- **Entries from a dataset**:
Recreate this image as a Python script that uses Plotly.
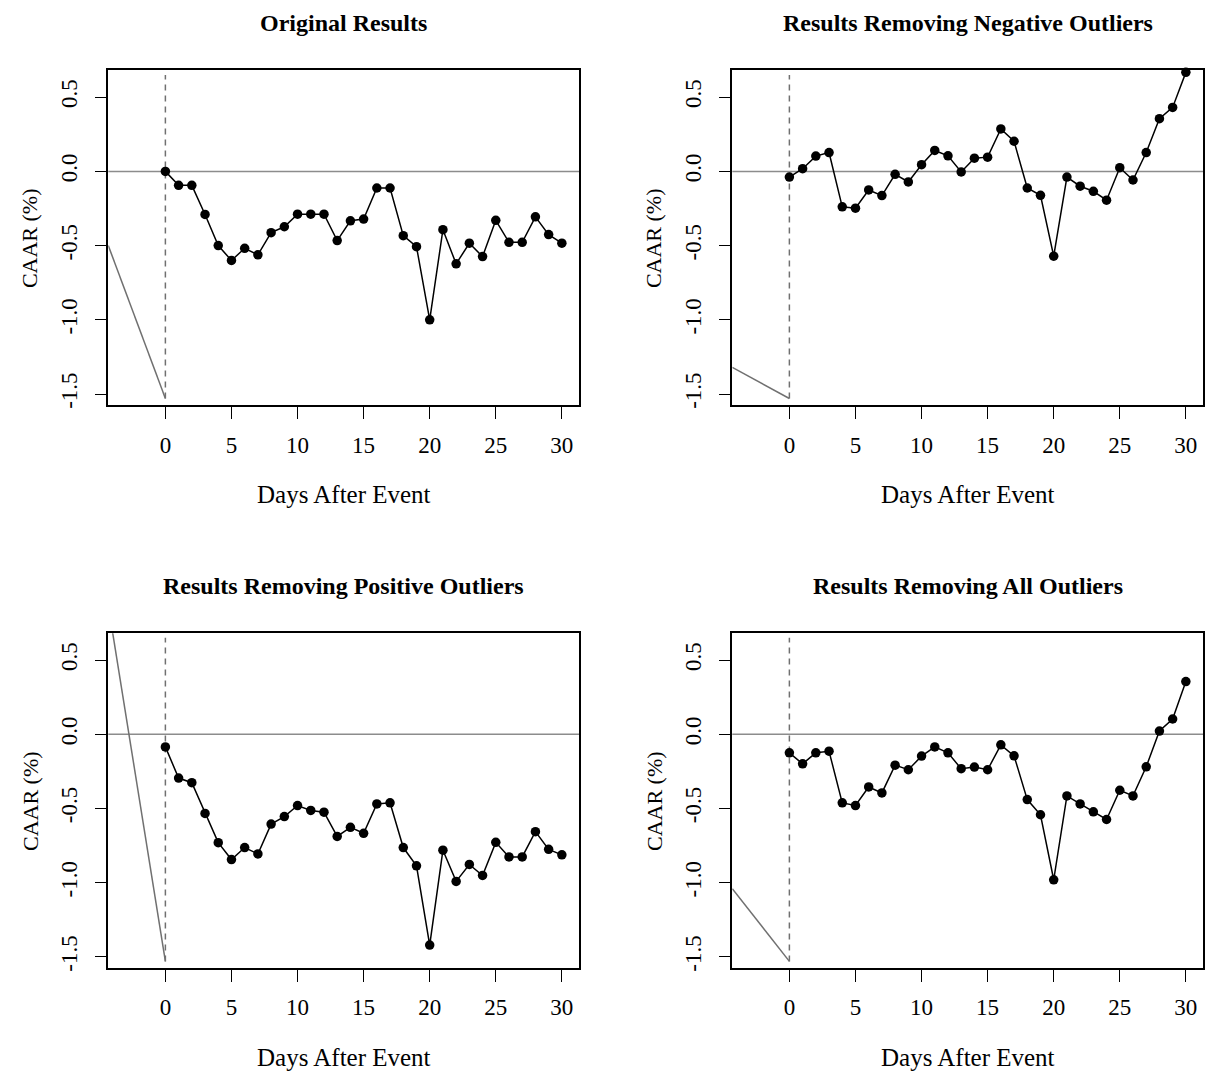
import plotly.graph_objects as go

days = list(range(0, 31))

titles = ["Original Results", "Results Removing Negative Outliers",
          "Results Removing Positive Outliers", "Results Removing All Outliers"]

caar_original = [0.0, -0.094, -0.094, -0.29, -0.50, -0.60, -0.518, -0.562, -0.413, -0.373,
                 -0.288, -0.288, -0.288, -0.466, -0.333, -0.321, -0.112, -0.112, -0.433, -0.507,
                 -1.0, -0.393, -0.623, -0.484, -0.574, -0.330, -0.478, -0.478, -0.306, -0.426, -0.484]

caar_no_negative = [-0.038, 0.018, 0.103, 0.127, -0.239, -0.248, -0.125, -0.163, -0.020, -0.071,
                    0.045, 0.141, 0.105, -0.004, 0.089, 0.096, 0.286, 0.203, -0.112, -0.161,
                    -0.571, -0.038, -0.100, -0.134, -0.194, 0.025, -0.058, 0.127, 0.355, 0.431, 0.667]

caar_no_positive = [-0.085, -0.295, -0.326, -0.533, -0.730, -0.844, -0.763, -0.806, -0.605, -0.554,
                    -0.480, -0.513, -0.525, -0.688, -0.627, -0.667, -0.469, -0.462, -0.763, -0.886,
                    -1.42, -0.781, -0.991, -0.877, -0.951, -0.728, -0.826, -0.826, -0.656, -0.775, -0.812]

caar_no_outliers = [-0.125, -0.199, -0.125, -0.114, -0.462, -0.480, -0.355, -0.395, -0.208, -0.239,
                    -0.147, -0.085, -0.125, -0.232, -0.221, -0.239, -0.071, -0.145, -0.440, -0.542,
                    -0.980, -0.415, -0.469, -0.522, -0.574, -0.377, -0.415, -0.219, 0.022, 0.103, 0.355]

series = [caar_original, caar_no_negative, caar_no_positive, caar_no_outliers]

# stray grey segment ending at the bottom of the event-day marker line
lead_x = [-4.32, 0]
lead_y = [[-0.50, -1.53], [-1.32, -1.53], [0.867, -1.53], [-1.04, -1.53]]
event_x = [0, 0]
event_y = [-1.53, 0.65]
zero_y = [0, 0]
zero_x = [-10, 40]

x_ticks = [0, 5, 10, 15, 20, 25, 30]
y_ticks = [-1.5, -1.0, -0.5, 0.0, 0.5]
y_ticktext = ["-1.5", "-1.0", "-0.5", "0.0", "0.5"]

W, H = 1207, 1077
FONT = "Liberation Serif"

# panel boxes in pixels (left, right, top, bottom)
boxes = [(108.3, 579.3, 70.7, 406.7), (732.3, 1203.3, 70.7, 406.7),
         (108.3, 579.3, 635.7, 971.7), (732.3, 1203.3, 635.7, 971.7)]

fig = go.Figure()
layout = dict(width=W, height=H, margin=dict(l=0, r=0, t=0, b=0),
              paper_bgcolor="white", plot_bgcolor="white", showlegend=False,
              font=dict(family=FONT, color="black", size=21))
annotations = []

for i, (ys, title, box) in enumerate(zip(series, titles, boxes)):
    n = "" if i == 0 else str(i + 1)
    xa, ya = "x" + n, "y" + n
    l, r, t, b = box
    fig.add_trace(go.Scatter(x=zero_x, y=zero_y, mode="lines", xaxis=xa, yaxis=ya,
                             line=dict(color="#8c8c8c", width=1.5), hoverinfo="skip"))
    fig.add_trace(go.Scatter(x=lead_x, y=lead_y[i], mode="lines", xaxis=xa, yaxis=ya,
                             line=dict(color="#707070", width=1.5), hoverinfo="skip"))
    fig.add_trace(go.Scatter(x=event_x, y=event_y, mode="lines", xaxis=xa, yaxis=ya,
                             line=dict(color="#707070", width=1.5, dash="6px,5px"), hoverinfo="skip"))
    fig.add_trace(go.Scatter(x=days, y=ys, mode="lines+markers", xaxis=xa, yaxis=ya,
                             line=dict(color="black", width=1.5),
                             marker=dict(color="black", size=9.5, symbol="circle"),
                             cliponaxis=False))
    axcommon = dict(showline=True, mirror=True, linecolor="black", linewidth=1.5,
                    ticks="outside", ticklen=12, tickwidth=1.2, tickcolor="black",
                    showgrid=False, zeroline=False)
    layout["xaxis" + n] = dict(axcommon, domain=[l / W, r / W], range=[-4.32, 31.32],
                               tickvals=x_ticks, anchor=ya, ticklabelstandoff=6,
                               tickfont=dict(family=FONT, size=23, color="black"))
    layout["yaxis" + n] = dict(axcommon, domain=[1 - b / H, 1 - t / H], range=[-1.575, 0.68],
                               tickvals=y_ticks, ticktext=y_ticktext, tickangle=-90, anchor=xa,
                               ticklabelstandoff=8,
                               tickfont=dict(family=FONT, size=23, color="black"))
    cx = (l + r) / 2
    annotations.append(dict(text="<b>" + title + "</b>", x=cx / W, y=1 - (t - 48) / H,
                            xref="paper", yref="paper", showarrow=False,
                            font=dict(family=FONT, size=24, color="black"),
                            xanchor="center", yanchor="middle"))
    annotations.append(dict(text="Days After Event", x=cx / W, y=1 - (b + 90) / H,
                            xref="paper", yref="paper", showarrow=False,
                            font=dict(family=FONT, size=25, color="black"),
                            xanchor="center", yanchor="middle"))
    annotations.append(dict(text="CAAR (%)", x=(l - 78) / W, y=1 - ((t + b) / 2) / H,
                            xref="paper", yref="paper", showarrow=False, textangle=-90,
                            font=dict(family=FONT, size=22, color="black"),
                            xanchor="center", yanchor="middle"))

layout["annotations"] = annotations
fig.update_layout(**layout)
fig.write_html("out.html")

* * *

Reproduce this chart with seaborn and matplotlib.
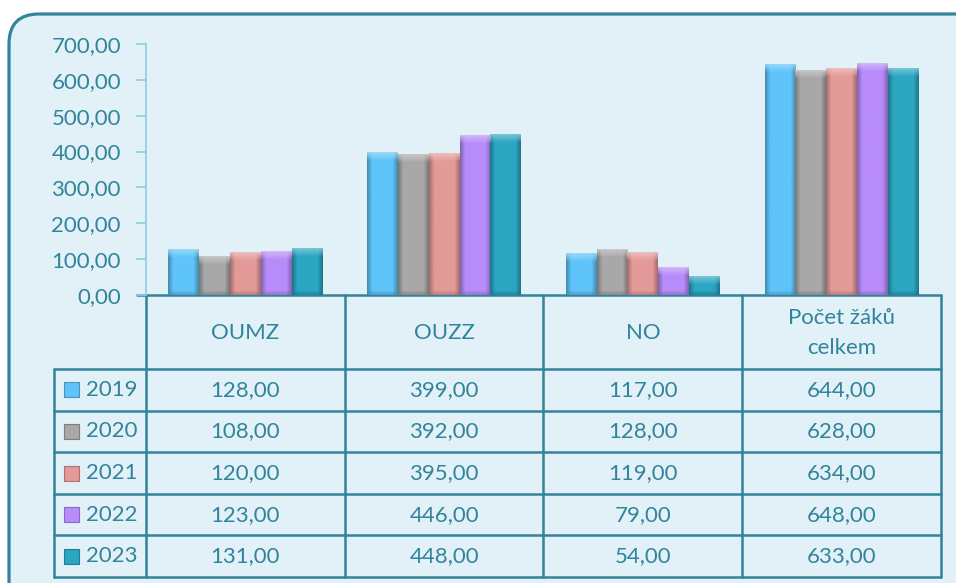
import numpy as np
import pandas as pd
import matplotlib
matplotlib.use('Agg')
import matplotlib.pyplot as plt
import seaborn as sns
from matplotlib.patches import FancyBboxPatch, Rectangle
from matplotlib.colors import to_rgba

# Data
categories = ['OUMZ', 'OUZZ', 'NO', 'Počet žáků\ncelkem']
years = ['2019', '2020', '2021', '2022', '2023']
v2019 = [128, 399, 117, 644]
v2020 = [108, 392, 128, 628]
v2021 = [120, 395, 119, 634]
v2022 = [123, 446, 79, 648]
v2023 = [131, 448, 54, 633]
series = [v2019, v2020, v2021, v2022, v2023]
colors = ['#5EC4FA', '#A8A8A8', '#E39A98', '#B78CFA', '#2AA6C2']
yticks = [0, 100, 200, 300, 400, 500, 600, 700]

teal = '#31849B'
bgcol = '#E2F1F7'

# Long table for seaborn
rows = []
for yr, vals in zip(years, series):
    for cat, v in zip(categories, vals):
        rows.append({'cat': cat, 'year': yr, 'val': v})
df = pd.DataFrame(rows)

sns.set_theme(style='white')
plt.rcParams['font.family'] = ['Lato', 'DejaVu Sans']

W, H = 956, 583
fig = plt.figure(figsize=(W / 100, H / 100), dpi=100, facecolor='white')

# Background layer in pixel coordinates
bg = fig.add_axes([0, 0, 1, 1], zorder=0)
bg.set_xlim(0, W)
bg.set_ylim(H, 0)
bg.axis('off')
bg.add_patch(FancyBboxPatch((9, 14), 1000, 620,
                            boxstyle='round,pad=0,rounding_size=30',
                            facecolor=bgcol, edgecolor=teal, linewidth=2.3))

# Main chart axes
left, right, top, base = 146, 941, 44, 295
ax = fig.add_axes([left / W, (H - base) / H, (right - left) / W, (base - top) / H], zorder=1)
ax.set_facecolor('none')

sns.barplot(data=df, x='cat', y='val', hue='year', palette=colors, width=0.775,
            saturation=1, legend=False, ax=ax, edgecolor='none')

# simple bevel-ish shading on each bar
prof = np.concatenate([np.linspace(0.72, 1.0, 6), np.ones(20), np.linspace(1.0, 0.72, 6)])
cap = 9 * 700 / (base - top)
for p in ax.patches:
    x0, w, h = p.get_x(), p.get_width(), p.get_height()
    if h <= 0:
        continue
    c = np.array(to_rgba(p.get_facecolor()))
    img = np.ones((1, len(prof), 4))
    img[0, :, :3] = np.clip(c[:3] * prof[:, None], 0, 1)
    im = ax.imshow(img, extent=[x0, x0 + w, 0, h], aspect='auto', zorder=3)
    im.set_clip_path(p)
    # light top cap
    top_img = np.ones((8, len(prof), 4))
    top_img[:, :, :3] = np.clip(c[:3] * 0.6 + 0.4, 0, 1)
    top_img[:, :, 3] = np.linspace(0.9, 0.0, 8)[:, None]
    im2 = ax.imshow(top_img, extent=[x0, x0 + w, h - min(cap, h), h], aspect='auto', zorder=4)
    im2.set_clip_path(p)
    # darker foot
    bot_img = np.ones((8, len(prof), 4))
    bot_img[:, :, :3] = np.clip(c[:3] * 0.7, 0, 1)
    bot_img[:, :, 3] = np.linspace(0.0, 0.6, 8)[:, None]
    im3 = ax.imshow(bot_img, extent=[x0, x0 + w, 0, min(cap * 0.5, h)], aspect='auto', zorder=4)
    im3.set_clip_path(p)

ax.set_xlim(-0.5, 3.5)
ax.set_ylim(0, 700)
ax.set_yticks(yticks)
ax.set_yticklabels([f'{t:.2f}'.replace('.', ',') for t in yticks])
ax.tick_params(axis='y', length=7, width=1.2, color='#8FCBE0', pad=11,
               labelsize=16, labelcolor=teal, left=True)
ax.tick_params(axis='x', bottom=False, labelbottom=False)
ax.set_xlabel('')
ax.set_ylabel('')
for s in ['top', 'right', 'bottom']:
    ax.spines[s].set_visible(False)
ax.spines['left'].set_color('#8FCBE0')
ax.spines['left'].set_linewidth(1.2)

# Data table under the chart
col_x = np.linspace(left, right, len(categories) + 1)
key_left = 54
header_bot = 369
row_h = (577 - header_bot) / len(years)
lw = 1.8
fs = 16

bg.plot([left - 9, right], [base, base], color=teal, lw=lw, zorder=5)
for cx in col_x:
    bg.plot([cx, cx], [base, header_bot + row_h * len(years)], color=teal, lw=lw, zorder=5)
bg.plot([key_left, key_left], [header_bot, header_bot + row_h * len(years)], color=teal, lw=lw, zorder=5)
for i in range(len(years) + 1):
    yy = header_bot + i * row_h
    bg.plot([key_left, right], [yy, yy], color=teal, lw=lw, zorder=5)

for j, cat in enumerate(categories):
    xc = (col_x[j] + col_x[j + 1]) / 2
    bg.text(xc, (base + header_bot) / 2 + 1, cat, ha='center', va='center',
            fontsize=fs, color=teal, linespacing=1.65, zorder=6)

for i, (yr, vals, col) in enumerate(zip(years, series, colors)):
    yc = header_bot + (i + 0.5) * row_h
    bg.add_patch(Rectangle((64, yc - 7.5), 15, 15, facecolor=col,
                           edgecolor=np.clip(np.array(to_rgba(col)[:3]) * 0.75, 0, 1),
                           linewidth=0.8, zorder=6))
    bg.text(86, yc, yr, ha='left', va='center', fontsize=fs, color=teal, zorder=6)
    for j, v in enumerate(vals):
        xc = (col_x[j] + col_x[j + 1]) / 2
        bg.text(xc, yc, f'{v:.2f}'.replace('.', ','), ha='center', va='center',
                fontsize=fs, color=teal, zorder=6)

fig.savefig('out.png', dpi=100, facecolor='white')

- **Job**:
Omit all pictures, and reproduce exactly the lines from the one holding "Recreate this image" through the one holding "caar_no_negative, caar_no_positive, caar_no_outliers]", both included.

- **Written solution**:
Recreate this image as a Python script that uses Plotly.
import plotly.graph_objects as go

days = list(range(0, 31))

titles = ["Original Results", "Results Removing Negative Outliers",
          "Results Removing Positive Outliers", "Results Removing All Outliers"]

caar_original = [0.0, -0.094, -0.094, -0.29, -0.50, -0.60, -0.518, -0.562, -0.413, -0.373,
                 -0.288, -0.288, -0.288, -0.466, -0.333, -0.321, -0.112, -0.112, -0.433, -0.507,
                 -1.0, -0.393, -0.623, -0.484, -0.574, -0.330, -0.478, -0.478, -0.306, -0.426, -0.484]

caar_no_negative = [-0.038, 0.018, 0.103, 0.127, -0.239, -0.248, -0.125, -0.163, -0.020, -0.071,
                    0.045, 0.141, 0.105, -0.004, 0.089, 0.096, 0.286, 0.203, -0.112, -0.161,
                    -0.571, -0.038, -0.100, -0.134, -0.194, 0.025, -0.058, 0.127, 0.355, 0.431, 0.667]

caar_no_positive = [-0.085, -0.295, -0.326, -0.533, -0.730, -0.844, -0.763, -0.806, -0.605, -0.554,
                    -0.480, -0.513, -0.525, -0.688, -0.627, -0.667, -0.469, -0.462, -0.763, -0.886,
                    -1.42, -0.781, -0.991, -0.877, -0.951, -0.728, -0.826, -0.826, -0.656, -0.775, -0.812]

caar_no_outliers = [-0.125, -0.199, -0.125, -0.114, -0.462, -0.480, -0.355, -0.395, -0.208, -0.239,
                    -0.147, -0.085, -0.125, -0.232, -0.221, -0.239, -0.071, -0.145, -0.440, -0.542,
                    -0.980, -0.415, -0.469, -0.522, -0.574, -0.377, -0.415, -0.219, 0.022, 0.103, 0.355]

series = [caar_original, caar_no_negative, caar_no_positive, caar_no_outliers]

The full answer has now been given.